Charles-Antoine Desmeules
Une publication de l’Association of American Medical Colleges (AAMC) explique que les femmes étaient rarement incluses dans les essais cliniques avant les années 90. En 2019, les femmes ne constituaient que 40% des participants, toujours selon la même association.
La cheffe de service recherche et clinique spécialisée du CIUSSS Saguenay-Lac-Saint-Jean, Marie-Andrée Régis, explique que ce serait en raison des préoccupations liées aux grossesses. Quand une personne souhaite faire partie d’une étude, elle doit comprendre en quoi consistent les essais cliniques et accepter que des effets secondaires puissent en découler. Quand une femme souhaite faire partie d’une étude, elle ne doit pas être enceinte ou tomber enceinte durant toute la durée des recherches puisque des dommages que les chercheurs ne connaissent pas pourraient survenir au fœtus ou à l’enfant.
À ce moment, cela devient plutôt une question de sécurité ou de choix personnels, explique Mme Régis. L’essai clinique cherche à savoir si le médicament est efficace et sécuritaire, mais n’ira pas tester les effets qu’il peut y avoir sur le fœtus qui serait exposé au médicament. « L’objectif c’est d’être bienveillant et non malfaisant, donc si on ne connaît pas tous les risques associés au fœtus pour une femme enceinte, et bien ça ne serait pas éthique de faire de la recherche avec elle sur un médicament dont on ne connaît pas tous les tenants et aboutissants », ajoute Mme Régis.
Quand un médicament est prescrit, il est ajusté en fonction de la personne, peu importe son genre. C’est pourquoi Marie-Andrée Germain n’est pas inquiète du nombre d’hommes ou de femmes présents pendant les tests. « Moi honnêtement, je fais confiance au système comme il est actuellement. Lorsque la compagnie dépense des millions de dollars pour faire les essais cliniques, je pense qu’ils prennent en considération l’ensemble des paramètres pour s’assurer qu’une fois que le médicament est commercialisé, qu’il convienne autant aux hommes qu’aux femmes. »

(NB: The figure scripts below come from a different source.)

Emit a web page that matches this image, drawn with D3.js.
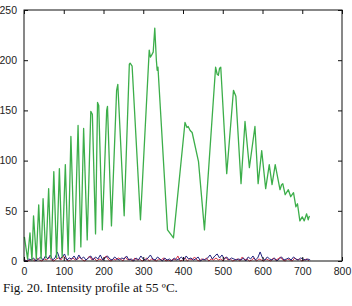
<!DOCTYPE html>
<html>
<head>
<meta charset="utf-8">
<script src="https://cdn.jsdelivr.net/npm/d3@7"></script>
<style>
  body { margin: 0; background: #fff; }
  .tick text { font-family: "Liberation Sans", Arial, sans-serif; font-size: 10.5px; fill: #222; }
  .caption { font-family: "Liberation Serif", "Times New Roman", serif; font-size: 13px; fill: #111; }
</style>
</head>
<body>
<svg id="chart" width="352" height="306"></svg>
<script>
// green profile (position, intensity)
const greenX = [1, 9, 15, 20, 24, 31, 37, 43, 48, 55, 62, 68, 75, 82, 89, 96, 104, 111, 118, 127,
  136, 143, 150, 159, 168, 172, 180, 185, 188, 197, 208, 210, 220, 233, 236, 252, 265, 267, 272, 293,
  315, 318, 321, 325, 329, 333, 335, 337, 361, 376, 405, 410, 413, 418, 423, 439, 454, 482, 486, 489,
  492, 495, 510, 527, 533, 546, 556, 567, 581, 589, 598, 608, 617, 624, 632, 644, 648, 651, 657, 665,
  671, 678, 684, 688, 694, 700, 705, 711, 715, 718];
const greenY = [24, 2, 28, 1, 45, 2, 56, 2, 62, 3, 72, 3, 89, 3, 92, 4, 96, 6, 124, 9,
  135, 14, 132, 21, 149, 146, 27, 158, 155, 31, 150, 154, 35, 170, 176, 45, 196, 197, 194, 41,
  210, 203, 205, 208, 232, 200, 190, 193, 31, 23, 138, 133, 134, 130, 128, 99, 31, 193, 186, 185,
  192, 193, 87, 170, 164, 77, 139, 93, 134, 77, 110, 72, 96, 76, 96, 71, 76, 77, 66, 71,
  64, 68, 54, 57, 40, 44, 40, 47, 41, 45];

// low blue and red traces, sampled every 6 units
const blueValues = [1, 0, 2, 1, 3, 0, 2, 4, 1, 5,
  2, 6, 1, 3, 9, 2, 4, 7, 1, 3,
  2, 5, 1, 6, 2, 4, 1, 3, 5, 1,
  4, 2, 6, 1, 3, 5, 2, 1, 4, 2,
  1, 3, 2, 5, 1, 2, 0, 3, 1, 5,
  2, 1, 3, 6, 2, 1, 4, 2, 0, 3,
  1, 2, 0, 3, 1, 2, 4, 1, 5, 2,
  3, 1, 2, 4, 0, 2, 1, 3, 6, 2,
  5, 7, 3, 6, 2, 4, 1, 3, 2, 1,
  2, 1, 3, 0, 4, 2, 5, 1, 3, 9,
  3, 1, 4, 2, 1, 3, 0, 2, 4, 1,
  2, 3, 1, 4, 2, 1, 3, 2, 1, 2, 1];
const redValues = [1, 0, 1, 2, 0, 3, 1, 0, 2, 1,
  4, 1, 0, 2, 3, 1, 5, 2, 0, 1,
  3, 1, 2, 4, 1, 0, 2, 5, 1, 3,
  0, 2, 1, 3, 5, 1, 0, 2, 1, 3,
  2, 0, 4, 1, 2, 0, 3, 1, 2, 0,
  1, 3, 0, 2, 1, 0, 2, 1, 3, 0,
  1, 0, 2, 1, 5, 0, 1, 3, 0, 2,
  1, 4, 1, 0, 2, 1, 3, 0, 2, 1,
  3, 1, 2, 0, 4, 1, 2, 0, 1, 2,
  0, 4, 1, 2, 0, 1, 3, 0, 2, 1,
  0, 2, 1, 0, 3, 1, 2, 4, 1, 0,
  2, 1, 0, 3, 1, 2, 0, 1, 2, 0];

const xTicks = [0, 100, 200, 300, 400, 500, 600, 700, 800];
const yTicks = [0, 50, 100, 150, 200, 250];

const margin = {top: 10, right: 10, bottom: 45, left: 24};
const W = 352, H = 306;
const width = W - margin.left - margin.right;
const height = H - margin.top - margin.bottom;

const svg = d3.select('#chart');
const g = svg.append('g').attr('transform', `translate(${margin.left},${margin.top})`);

const x = d3.scaleLinear().domain([0, 800]).range([0, width]);
const y = d3.scaleLinear().domain([0, 250]).range([height, 0]);

const line = d3.line().x(d => x(d[0])).y(d => y(d[1]));

const toPts = (vals, start) => vals.map((v, i) => [start + i * 6, v]);

// traces
g.append('path').datum(toPts(redValues, 3))
  .attr('fill', 'none').attr('stroke', '#d8384a').attr('stroke-width', 1).attr('d', line);
g.append('path').datum(toPts(blueValues, 0))
  .attr('fill', 'none').attr('stroke', '#23237e').attr('stroke-width', 1).attr('d', line);
g.append('path').datum(greenX.map((v, i) => [v, greenY[i]]))
  .attr('fill', 'none').attr('stroke', '#3cae4a').attr('stroke-width', 1.3)
  .attr('stroke-linejoin', 'round').attr('d', line);

// axes, ticks pointing inward like matlab
const tk = 4;
g.append('g').attr('transform', `translate(0,${height})`)
  .call(d3.axisBottom(x).tickValues(xTicks).tickSize(-tk).tickPadding(tk + 3));
g.append('g')
  .call(d3.axisLeft(y).tickValues(yTicks).tickSize(-tk).tickPadding(tk + 3));
g.append('g')
  .call(d3.axisTop(x).tickValues(xTicks).tickSize(-tk).tickFormat(''));
g.append('g').attr('transform', `translate(${width},0)`)
  .call(d3.axisRight(y).tickValues(yTicks).tickSize(-tk).tickFormat(''));

g.selectAll('.domain').remove();
g.selectAll('.tick line').attr('stroke', '#111');
g.append('rect').attr('width', width).attr('height', height)
  .attr('fill', 'none').attr('stroke', '#111').attr('stroke-width', 1);

svg.append('text').attr('class', 'caption').attr('x', 3).attr('y', 292)
  .text('Fig. 20. Intensity profile at 55 ºC.');
</script>
</body>
</html>
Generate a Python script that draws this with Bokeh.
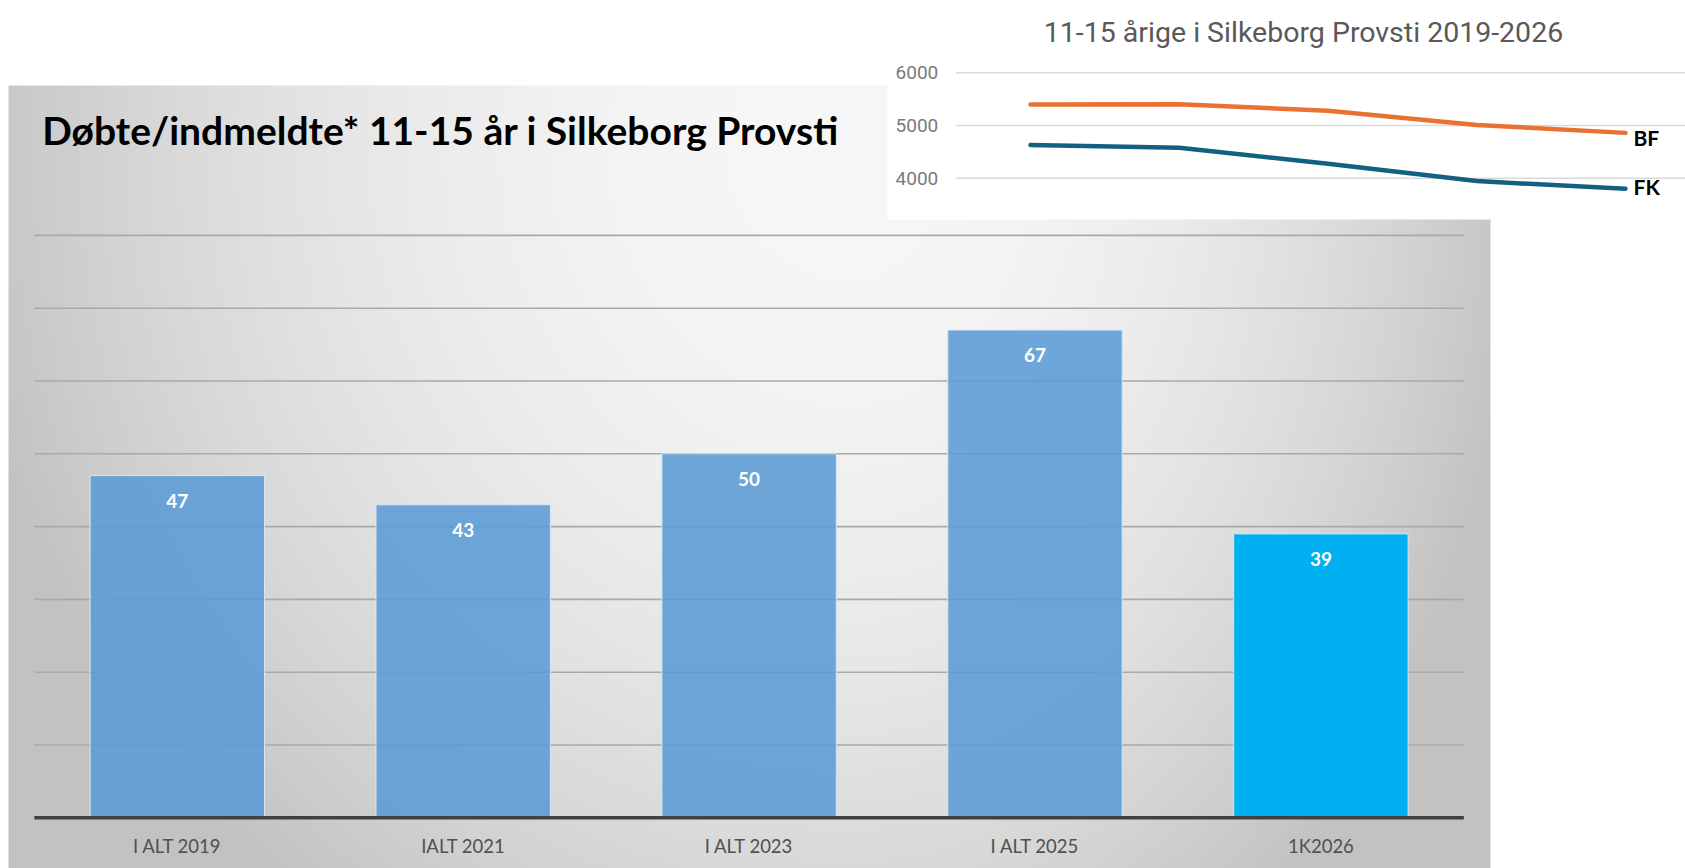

Julie Gauthier, qui est pharmacienne chez Proxim Martine Gravel et Sara Michaud à Jonquière, n’est pas vraiment du même avis. Elle croit plutôt que les femmes devraient être représentées de manière équitable dans les essais cliniques pour obtenir « la vraie image » de ce que le médicament pourrait faire sur elles.
Elle peut comprendre qu’il y a du pour et du contre, mais la raison d’une possible grossesse n’est peut-être pas suffisante selon elle pour ne pas inclure plus de femmes. « Si on était dans les années 1920, ça serait autre chose, mais je pense qu’aujourd’hui ça serait l’une des seules raisons pourquoi la femme ne serait pas incluse dans les tests. Peut-être qu’ailleurs ce n’est pas la même chose, mais ici je ne sens pas que ce soit un enjeu. »
Dans une lettre ouverte affichée sur le Journal of the American Medical Association (JAMA), plusieurs professionnels croient par ailleurs que le sexe devrait être pris en compte et mentionné dans les résultats des études, mais aussi le genre de la personne.